Supplied records start
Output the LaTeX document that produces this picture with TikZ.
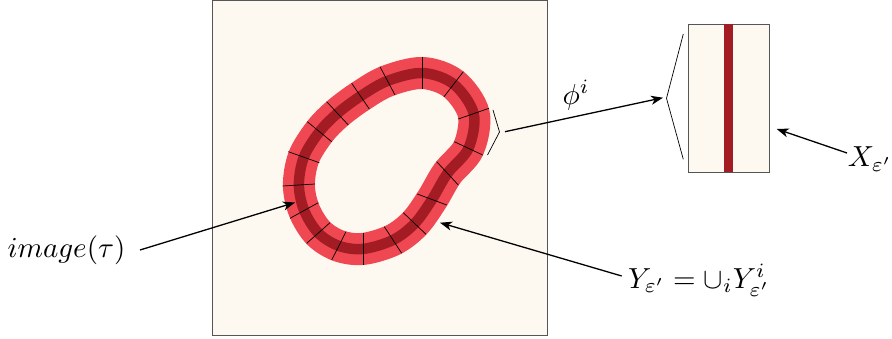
Supplied records end
Supplied records start
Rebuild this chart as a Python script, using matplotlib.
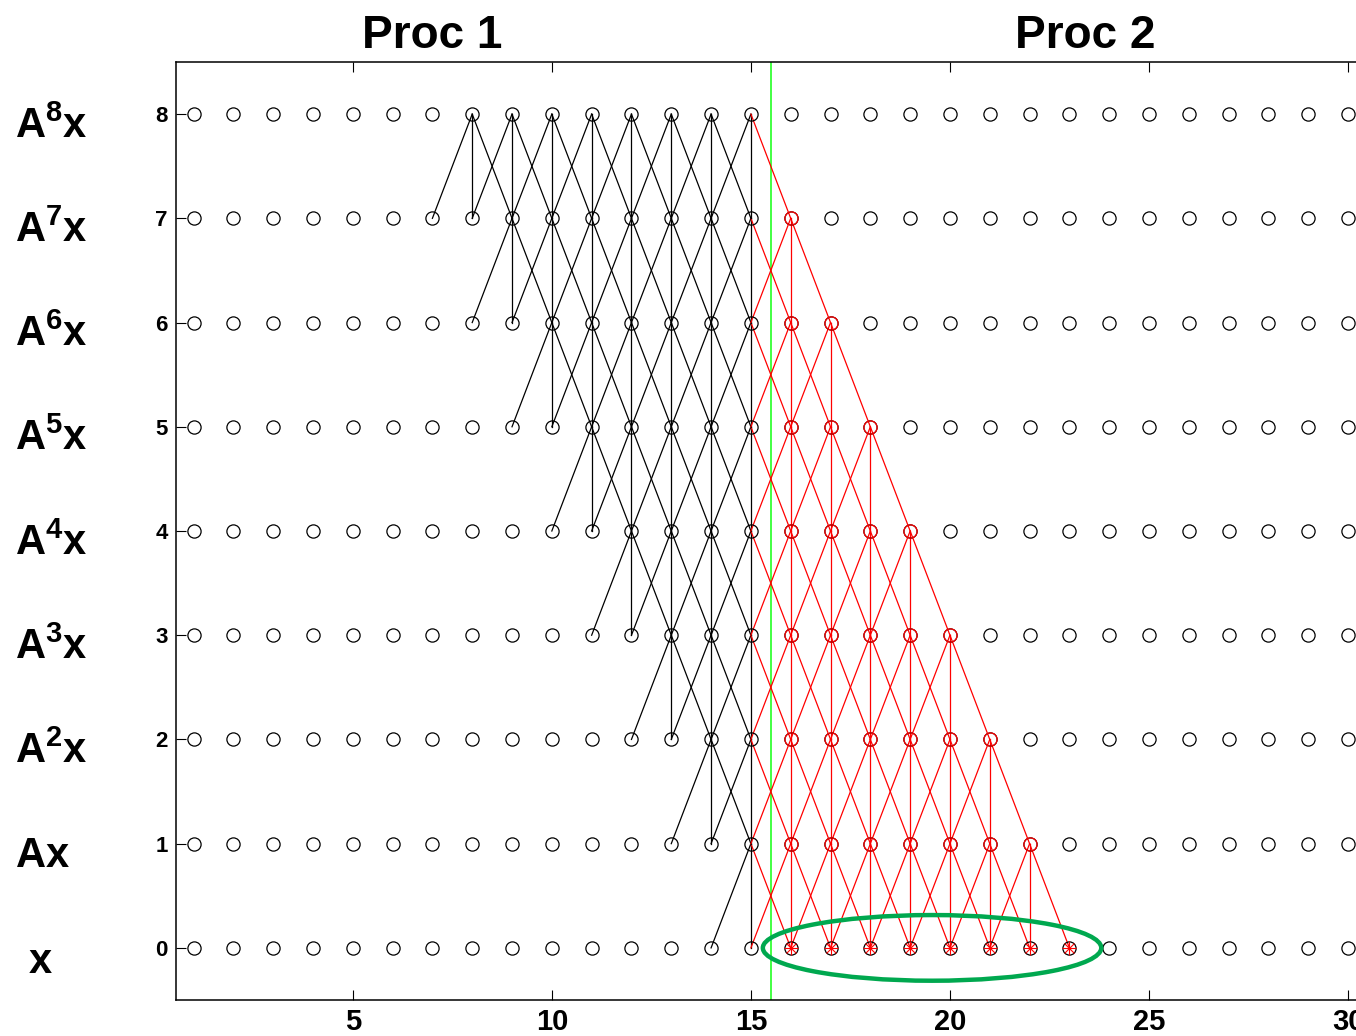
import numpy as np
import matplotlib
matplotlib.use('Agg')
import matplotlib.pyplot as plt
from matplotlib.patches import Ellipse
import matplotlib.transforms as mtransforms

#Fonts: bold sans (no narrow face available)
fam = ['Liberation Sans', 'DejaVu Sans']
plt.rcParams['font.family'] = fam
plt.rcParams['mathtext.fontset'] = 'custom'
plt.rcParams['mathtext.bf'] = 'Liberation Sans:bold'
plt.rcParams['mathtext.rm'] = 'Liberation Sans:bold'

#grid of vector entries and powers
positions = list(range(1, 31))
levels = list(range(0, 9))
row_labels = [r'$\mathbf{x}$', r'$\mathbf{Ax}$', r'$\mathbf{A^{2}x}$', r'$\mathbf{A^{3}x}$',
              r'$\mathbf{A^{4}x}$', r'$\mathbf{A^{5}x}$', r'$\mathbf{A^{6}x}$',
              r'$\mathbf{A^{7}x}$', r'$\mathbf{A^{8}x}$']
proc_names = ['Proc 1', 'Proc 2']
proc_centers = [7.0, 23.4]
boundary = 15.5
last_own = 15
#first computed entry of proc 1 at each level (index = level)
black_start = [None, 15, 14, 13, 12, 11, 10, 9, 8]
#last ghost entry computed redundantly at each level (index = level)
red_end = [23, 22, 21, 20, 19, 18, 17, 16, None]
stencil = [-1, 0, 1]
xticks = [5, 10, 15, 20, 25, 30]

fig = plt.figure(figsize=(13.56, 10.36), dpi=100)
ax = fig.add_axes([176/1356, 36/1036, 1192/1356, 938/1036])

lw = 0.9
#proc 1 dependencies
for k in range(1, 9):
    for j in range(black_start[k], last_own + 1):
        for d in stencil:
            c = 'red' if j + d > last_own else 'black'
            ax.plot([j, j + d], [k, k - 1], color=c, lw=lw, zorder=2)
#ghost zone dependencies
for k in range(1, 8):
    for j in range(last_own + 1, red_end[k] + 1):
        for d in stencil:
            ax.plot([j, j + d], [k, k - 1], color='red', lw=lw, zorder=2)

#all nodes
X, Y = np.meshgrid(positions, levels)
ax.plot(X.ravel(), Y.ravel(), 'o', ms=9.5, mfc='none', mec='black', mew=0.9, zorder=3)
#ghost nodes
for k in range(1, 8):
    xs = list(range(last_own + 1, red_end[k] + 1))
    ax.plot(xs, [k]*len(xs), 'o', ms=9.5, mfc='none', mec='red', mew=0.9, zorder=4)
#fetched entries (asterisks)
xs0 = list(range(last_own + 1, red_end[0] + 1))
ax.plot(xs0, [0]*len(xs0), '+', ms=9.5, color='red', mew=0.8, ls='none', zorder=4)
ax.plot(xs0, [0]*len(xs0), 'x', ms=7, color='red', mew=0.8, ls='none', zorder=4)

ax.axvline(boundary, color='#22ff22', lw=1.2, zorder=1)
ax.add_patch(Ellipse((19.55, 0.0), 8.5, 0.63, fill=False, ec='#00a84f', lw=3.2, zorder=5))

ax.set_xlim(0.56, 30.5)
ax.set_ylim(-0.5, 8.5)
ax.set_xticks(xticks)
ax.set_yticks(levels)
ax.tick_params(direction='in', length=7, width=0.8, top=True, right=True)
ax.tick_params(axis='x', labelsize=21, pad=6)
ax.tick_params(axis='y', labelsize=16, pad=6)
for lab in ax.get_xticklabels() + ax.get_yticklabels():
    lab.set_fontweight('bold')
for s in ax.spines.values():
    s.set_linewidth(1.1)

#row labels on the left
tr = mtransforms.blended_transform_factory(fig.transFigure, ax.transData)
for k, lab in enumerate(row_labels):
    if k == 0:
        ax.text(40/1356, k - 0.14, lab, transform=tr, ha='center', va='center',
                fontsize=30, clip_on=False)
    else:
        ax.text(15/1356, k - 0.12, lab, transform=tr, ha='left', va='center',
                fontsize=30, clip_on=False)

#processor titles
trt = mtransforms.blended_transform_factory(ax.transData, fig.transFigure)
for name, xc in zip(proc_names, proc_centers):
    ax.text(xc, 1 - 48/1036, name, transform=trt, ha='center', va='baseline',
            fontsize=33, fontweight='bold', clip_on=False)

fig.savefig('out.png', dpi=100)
Supplied records end
Supplied records start
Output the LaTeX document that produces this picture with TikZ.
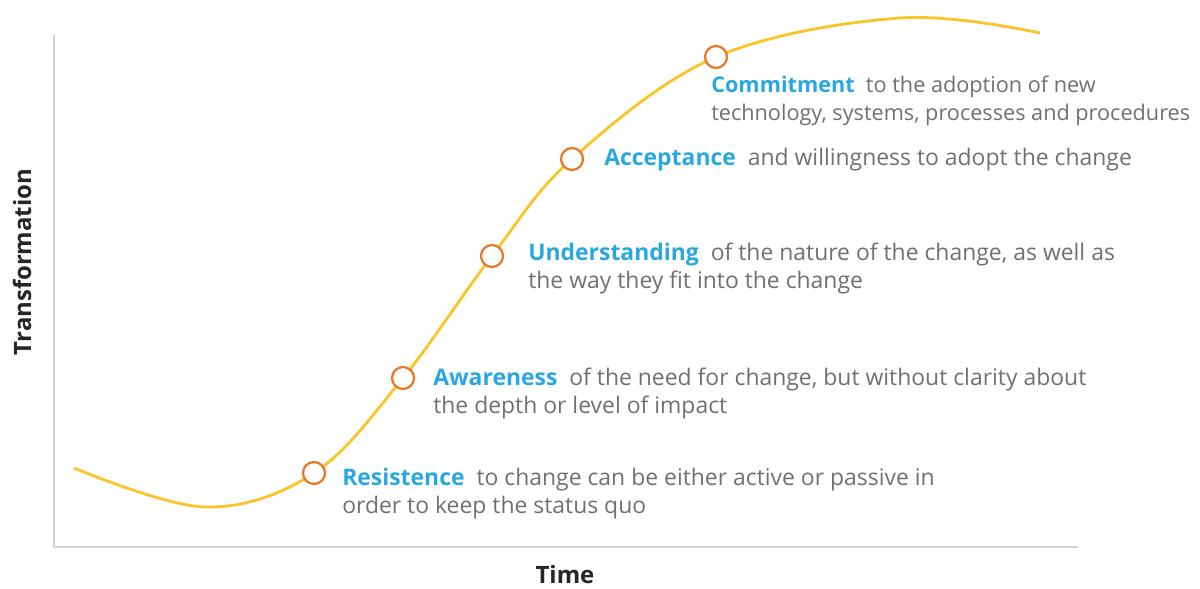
Supplied records end
■ **Instructions for the task**
Retype only the lines above from the one with "Rebuild this chart" through the one with "plt.rcParams['mathtext.rm'] = 'Liberation", exactly and with both ends. Images stay out.

■ **Finished answer**
Rebuild this chart as a Python script, using matplotlib.
import numpy as np
import matplotlib
matplotlib.use('Agg')
import matplotlib.pyplot as plt
from matplotlib.patches import Ellipse
import matplotlib.transforms as mtransforms

#Fonts: bold sans (no narrow face available)
fam = ['Liberation Sans', 'DejaVu Sans']
plt.rcParams['font.family'] = fam
plt.rcParams['mathtext.fontset'] = 'custom'
plt.rcParams['mathtext.bf'] = 'Liberation Sans:bold'
plt.rcParams['mathtext.rm'] = 'Liberation Sans:bold'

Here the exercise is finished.